Wed Dec 29, 2010 9:38 pm Post

Ah ha, sorry for the redundancy, then. :)

Well for one-offs in the QuickStamp and Info inspector: don't bother typing in the whole thing. Tinderbox has a number of handy shortcuts for data entry. For Booleans, any non-zero or non-empty value is evaluated as true (as in many programming languages), and any empty or zero value is evaluated as false. So to change something to false, just double-click, backspace to delete everything, and punch Enter. To set something to true, double-click, hit any alphanumeric key other than zero and punch Enter.

There are other useful shortcuts for other data types as well. Dates have a lot of shortcuts, like "today +3months" to enter a date three months from now.

For stuff you toggle a lot, stamps are good. I often create little toggle stamp scripts for Booleans I use a lot.
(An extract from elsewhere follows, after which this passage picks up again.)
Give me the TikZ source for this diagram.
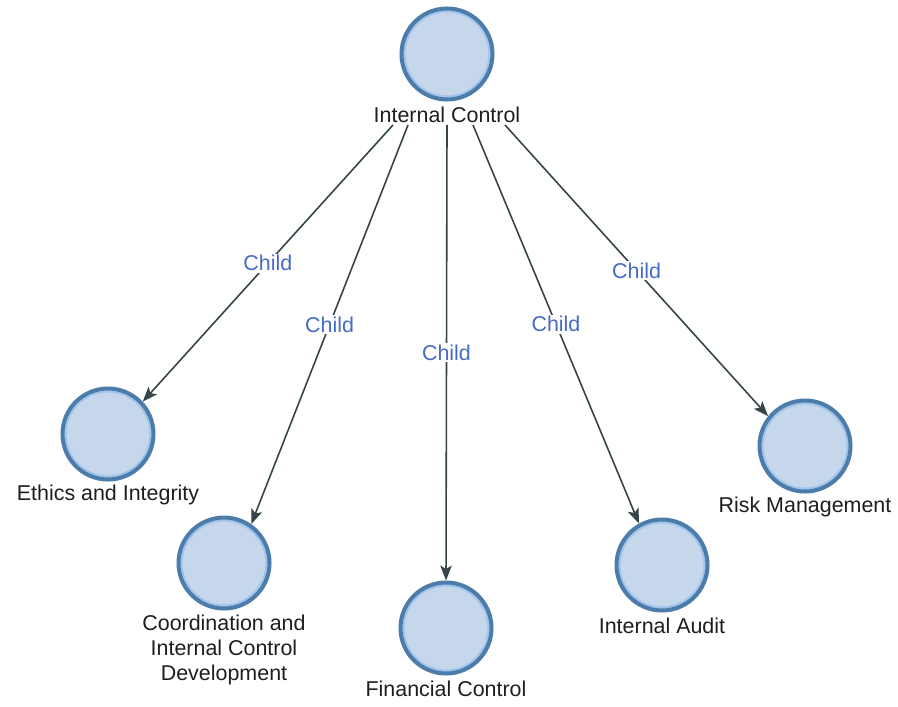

Here is an example that will toggle the checkmark for the current note selection:

Code: Select all

if ($Checked) { $Checked = false; } else { $Checked = true; }


Stamps, like other action code, can be compound, and this is often a more efficient way to affect visual changes than Rules. If for example you like to set completed items to grey, you could set that in the above stamp as well, rather than defining a Rule that evaluates $Checked and sets the colour there.

Code: Select all

if ($Checked) { $Checked = false; $Color=; } else { $Checked = true; $Color = "lighter cool gray"; }


But now I'm getting off topic. ;)
.:.
Ioa Petra'ka
“Whole sight, or all the rest is desolation.” —John Fowles

li
linn
Posts: 80
Joined: Thu Oct 05, 2006 3:30 pm

Wed Dec 29, 2010 11:02 pm Post

bashosfrog wrote:I've decided to ride with Tinderbox for a year, no other downloads permitted, and see what shakes out.
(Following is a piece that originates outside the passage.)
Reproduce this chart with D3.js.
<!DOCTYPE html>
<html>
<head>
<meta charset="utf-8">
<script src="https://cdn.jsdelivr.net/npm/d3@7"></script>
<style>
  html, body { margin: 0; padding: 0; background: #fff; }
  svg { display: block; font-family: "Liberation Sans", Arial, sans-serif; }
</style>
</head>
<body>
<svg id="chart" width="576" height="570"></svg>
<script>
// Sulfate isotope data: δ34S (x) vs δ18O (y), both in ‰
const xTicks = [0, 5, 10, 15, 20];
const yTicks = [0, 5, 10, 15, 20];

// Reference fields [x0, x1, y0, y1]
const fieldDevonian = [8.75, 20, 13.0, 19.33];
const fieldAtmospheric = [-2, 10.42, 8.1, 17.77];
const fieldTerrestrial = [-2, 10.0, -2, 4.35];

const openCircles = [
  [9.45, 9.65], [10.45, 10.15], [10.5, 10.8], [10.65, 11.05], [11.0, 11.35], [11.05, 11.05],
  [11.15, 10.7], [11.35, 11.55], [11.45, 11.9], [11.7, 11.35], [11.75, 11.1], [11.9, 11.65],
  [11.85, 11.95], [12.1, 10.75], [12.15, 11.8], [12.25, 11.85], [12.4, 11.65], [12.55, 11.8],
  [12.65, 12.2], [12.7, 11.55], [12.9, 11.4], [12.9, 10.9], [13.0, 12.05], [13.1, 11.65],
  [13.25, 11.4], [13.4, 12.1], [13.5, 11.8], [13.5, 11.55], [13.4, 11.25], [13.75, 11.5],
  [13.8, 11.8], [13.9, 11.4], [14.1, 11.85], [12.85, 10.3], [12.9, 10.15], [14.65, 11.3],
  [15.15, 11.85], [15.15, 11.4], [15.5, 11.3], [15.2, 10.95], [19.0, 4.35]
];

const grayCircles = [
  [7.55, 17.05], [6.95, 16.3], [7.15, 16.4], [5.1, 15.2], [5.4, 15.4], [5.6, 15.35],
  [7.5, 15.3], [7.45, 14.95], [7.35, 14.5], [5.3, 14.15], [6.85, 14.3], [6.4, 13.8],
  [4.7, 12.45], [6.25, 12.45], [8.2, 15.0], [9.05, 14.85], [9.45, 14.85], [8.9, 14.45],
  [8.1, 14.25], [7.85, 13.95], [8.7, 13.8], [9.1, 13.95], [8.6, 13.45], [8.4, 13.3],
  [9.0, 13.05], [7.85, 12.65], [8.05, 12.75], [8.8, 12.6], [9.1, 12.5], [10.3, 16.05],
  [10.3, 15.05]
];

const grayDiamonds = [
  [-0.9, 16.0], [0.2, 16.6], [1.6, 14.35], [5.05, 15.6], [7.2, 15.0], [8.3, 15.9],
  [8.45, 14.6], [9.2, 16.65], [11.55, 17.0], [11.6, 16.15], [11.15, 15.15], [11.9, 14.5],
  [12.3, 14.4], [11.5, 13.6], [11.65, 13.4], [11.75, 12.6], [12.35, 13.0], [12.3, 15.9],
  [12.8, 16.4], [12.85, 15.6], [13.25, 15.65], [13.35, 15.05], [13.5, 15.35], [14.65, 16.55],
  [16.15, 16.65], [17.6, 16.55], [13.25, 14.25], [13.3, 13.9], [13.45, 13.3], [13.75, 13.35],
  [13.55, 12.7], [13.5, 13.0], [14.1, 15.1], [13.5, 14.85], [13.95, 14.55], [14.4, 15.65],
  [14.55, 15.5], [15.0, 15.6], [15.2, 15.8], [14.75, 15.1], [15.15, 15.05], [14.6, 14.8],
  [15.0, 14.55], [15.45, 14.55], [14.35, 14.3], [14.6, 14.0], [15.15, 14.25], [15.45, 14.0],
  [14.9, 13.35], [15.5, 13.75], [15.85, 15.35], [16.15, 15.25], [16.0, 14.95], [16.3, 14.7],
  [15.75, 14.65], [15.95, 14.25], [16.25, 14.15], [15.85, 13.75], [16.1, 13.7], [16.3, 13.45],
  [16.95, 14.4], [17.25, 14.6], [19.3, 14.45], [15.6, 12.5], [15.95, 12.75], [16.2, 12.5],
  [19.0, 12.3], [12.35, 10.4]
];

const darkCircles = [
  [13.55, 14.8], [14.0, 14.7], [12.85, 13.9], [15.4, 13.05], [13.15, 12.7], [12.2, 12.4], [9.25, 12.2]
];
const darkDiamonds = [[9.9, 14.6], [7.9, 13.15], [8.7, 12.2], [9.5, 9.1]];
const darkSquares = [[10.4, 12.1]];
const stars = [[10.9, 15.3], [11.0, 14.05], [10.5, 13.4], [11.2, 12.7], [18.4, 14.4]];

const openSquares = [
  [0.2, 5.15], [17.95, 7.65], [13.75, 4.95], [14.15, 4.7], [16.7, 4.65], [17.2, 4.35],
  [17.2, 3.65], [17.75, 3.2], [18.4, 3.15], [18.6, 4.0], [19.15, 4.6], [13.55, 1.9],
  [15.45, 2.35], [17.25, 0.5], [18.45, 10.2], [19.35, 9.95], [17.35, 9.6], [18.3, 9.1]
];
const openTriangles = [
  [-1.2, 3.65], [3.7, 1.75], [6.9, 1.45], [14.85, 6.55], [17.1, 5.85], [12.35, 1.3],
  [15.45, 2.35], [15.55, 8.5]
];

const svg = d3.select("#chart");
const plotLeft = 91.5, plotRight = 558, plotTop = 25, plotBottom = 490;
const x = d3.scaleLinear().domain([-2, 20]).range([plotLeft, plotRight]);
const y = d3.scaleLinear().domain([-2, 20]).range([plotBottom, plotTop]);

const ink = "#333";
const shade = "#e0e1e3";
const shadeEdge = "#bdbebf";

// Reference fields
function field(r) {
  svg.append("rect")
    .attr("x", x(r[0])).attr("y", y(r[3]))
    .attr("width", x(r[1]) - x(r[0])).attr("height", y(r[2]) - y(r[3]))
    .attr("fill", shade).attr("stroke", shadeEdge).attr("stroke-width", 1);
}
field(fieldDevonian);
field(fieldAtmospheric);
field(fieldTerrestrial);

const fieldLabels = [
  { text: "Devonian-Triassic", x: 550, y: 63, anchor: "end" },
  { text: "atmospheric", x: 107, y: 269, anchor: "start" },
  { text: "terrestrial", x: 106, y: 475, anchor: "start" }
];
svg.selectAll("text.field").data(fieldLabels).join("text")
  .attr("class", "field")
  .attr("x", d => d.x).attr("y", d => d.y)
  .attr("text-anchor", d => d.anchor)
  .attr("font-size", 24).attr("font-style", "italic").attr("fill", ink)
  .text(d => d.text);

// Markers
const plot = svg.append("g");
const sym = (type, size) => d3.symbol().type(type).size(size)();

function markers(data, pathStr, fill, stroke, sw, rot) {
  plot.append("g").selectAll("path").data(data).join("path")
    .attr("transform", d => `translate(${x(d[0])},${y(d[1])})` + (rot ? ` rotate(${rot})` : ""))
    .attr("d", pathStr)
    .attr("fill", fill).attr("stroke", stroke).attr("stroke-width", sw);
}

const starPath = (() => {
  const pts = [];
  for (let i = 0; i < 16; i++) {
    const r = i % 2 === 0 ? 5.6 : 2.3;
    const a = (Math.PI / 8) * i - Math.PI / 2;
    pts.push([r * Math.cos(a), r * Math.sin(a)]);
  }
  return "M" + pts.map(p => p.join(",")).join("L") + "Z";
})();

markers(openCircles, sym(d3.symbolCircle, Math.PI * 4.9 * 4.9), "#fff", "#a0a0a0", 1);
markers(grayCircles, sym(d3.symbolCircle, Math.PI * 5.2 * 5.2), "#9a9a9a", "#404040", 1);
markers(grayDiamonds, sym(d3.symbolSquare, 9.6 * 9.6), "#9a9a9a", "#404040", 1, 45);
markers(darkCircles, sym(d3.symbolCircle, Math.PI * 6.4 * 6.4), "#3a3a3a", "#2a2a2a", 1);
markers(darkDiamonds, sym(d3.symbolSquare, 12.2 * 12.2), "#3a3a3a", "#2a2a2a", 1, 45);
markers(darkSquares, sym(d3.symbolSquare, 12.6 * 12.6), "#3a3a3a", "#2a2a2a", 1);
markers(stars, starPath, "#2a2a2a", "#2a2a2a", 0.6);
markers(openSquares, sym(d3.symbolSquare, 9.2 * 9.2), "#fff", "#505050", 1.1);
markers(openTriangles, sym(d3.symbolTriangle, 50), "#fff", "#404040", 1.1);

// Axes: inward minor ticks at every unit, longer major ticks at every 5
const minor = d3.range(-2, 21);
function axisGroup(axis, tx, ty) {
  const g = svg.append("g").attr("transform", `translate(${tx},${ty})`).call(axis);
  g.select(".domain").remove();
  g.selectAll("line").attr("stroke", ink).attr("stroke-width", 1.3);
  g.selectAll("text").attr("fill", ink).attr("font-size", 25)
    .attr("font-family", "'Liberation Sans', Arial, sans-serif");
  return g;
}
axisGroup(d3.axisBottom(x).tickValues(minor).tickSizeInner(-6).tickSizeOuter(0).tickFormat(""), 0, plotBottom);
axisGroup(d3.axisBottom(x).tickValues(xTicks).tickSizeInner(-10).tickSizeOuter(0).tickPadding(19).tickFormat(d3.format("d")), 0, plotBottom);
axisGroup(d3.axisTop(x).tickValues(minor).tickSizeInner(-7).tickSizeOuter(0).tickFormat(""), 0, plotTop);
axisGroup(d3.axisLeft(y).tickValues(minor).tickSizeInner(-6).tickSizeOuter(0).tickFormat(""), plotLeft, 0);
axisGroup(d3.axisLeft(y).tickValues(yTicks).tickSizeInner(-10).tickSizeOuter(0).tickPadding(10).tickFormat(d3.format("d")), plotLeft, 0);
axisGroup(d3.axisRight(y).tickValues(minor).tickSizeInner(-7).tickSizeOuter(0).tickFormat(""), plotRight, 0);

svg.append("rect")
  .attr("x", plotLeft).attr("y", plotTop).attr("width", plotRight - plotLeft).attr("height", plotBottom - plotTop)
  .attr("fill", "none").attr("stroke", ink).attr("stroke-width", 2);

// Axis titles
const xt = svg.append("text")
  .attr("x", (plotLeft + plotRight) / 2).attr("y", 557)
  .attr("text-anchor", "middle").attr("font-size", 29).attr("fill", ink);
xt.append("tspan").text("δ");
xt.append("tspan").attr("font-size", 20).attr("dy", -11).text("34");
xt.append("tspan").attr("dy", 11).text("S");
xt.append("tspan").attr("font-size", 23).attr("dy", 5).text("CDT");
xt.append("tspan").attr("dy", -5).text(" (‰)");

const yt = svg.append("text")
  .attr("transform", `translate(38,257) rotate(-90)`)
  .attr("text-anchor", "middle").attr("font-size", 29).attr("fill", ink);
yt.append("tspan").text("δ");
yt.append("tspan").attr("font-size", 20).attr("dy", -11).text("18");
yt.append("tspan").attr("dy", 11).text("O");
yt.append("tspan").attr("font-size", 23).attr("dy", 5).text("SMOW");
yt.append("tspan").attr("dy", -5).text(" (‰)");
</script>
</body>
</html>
Boy, are you going to save a bundle if your downloading is anything like mine! :wink:

cr
crimewriter
Posts: 119
Joined: Thu Mar 22, 2007 11:47 am
Location: Cotswolds

Wed Dec 29, 2010 11:11 pm Post

You've convinced me. I've just bought Tinderbox and a copy of The Tinderbox Way. As soon as I've finished the current piece of work -- next week -- I shall set myself to learn how to get the most out of this new piece of software. I've tried to do so before, like many others here, but this time I'm determined to get to grips with it so that I can use it to help me sort out the ideas for my next book -- or at least to live happily with the chaos that accompanies a fresh piece of novel-length work.

Over Christmas I've been reading Steven Johnson's Where Good Ideas Come From. He refers to using Devonthink to organise his notes, but I'm hoping that Tinderbox will help me make connections, perhaps in a looser way.

And maybe it's because I keep reading that the way to keep my brain young is to exercise (I'm working up to a half-marathon in 2011) and to learn new skills (Tinderbox!), that I'm taking up the challenge. I was going to mention how old I'll be in ten days' time, but I think I'll pass on that one, after all. I'll just settle down to learn about Tinderbox before Time (not to mention his wingèd chariot) catches up with me.

A major thank you to all the contributors to this forum who keep me from taking anything for granted.

cw
Some quiet night when you've shirked your work because of fatigue or distraction, open a window of your house and listen. Do you hear that distant clicking sound? That's one of your competitors, pecking away at his keyboard in Paris or London or Erie, PA

ba
bashosfrog
Posts: 123
Joined: Mon Sep 18, 2006 11:14 am
Location: New England, Australia

Thu Dec 30, 2010 5:13 am Post

Thanks again, Ioa. Those tips are really handy.

Linn: I'm happy to say that I'm at the point of being bored, bored, bored by the whole software squirreling thing. Maybe a sign of delayed maturity? *Very* delayed, if it is the case.

Crimewriter: have fun! The more I learn about Tinderbox, the more I appreciate the intelligence behind it. With most software, it tends to work the other way.

I can appreciate the paranoia of your tagline after browsing the crime shelves this morning, looking to blow a Christmas gift voucher, and being boggled at the productivity of the crime writing set. You're not James Lee Burke or Harlen Coben or Reginald Hill, by any chance? In the end I bypassed crime and went for Literature, because it's December 30 and I'm in a self-improving New Years frame of mind. Crime will back on the agenda by late January.